* [Prompt] Copy all of the material exactly. Pictures are not to appear in the copy.

* [Extracted information]

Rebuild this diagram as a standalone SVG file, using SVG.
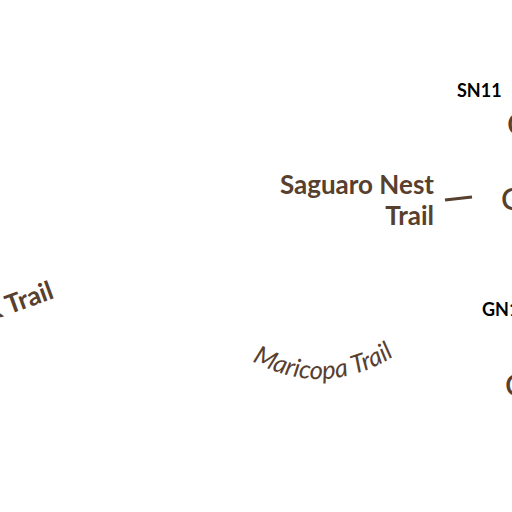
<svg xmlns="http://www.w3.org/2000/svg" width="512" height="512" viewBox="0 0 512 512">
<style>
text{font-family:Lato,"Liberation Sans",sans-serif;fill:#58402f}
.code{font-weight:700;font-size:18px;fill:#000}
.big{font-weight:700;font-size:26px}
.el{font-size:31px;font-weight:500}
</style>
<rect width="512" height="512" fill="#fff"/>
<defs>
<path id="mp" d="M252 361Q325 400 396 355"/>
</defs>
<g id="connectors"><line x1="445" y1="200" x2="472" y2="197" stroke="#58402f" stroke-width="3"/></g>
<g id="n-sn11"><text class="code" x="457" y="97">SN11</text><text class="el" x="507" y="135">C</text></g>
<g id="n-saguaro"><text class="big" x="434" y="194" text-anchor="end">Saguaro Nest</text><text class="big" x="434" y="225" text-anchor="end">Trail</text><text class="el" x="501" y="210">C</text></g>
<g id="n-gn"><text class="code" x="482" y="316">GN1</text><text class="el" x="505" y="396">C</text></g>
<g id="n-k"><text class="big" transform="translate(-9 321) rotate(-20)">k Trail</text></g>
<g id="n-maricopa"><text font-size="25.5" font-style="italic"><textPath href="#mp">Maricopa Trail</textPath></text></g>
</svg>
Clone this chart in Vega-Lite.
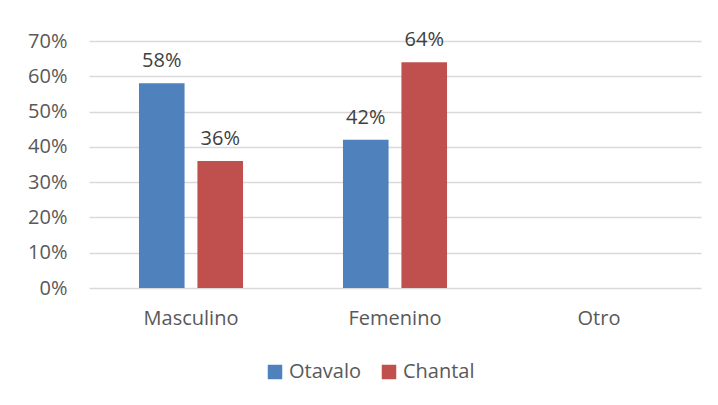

* [Solution to this task]
Rebuild this diagram as a standalone SVG file, using SVG.
<svg xmlns="http://www.w3.org/2000/svg" width="512" height="512" viewBox="0 0 512 512">
<style>
text{font-family:Lato,"Liberation Sans",sans-serif;fill:#58402f}
.code{font-weight:700;font-size:18px;fill:#000}
.big{font-weight:700;font-size:26px}
.el{font-size:31px;font-weight:500}
</style>
<rect width="512" height="512" fill="#fff"/>
<defs>
<path id="mp" d="M252 361Q325 400 396 355"/>
</defs>
<g id="connectors"><line x1="445" y1="200" x2="472" y2="197" stroke="#58402f" stroke-width="3"/></g>
<g id="n-sn11"><text class="code" x="457" y="97">SN11</text><text class="el" x="507" y="135">C</text></g>
<g id="n-saguaro"><text class="big" x="434" y="194" text-anchor="end">Saguaro Nest</text><text class="big" x="434" y="225" text-anchor="end">Trail</text><text class="el" x="501" y="210">C</text></g>
<g id="n-gn"><text class="code" x="482" y="316">GN1</text><text class="el" x="505" y="396">C</text></g>
<g id="n-k"><text class="big" transform="translate(-9 321) rotate(-20)">k Trail</text></g>
<g id="n-maricopa"><text font-size="25.5" font-style="italic"><textPath href="#mp">Maricopa Trail</textPath></text></g>
</svg>
Clone this chart in Vega-Lite.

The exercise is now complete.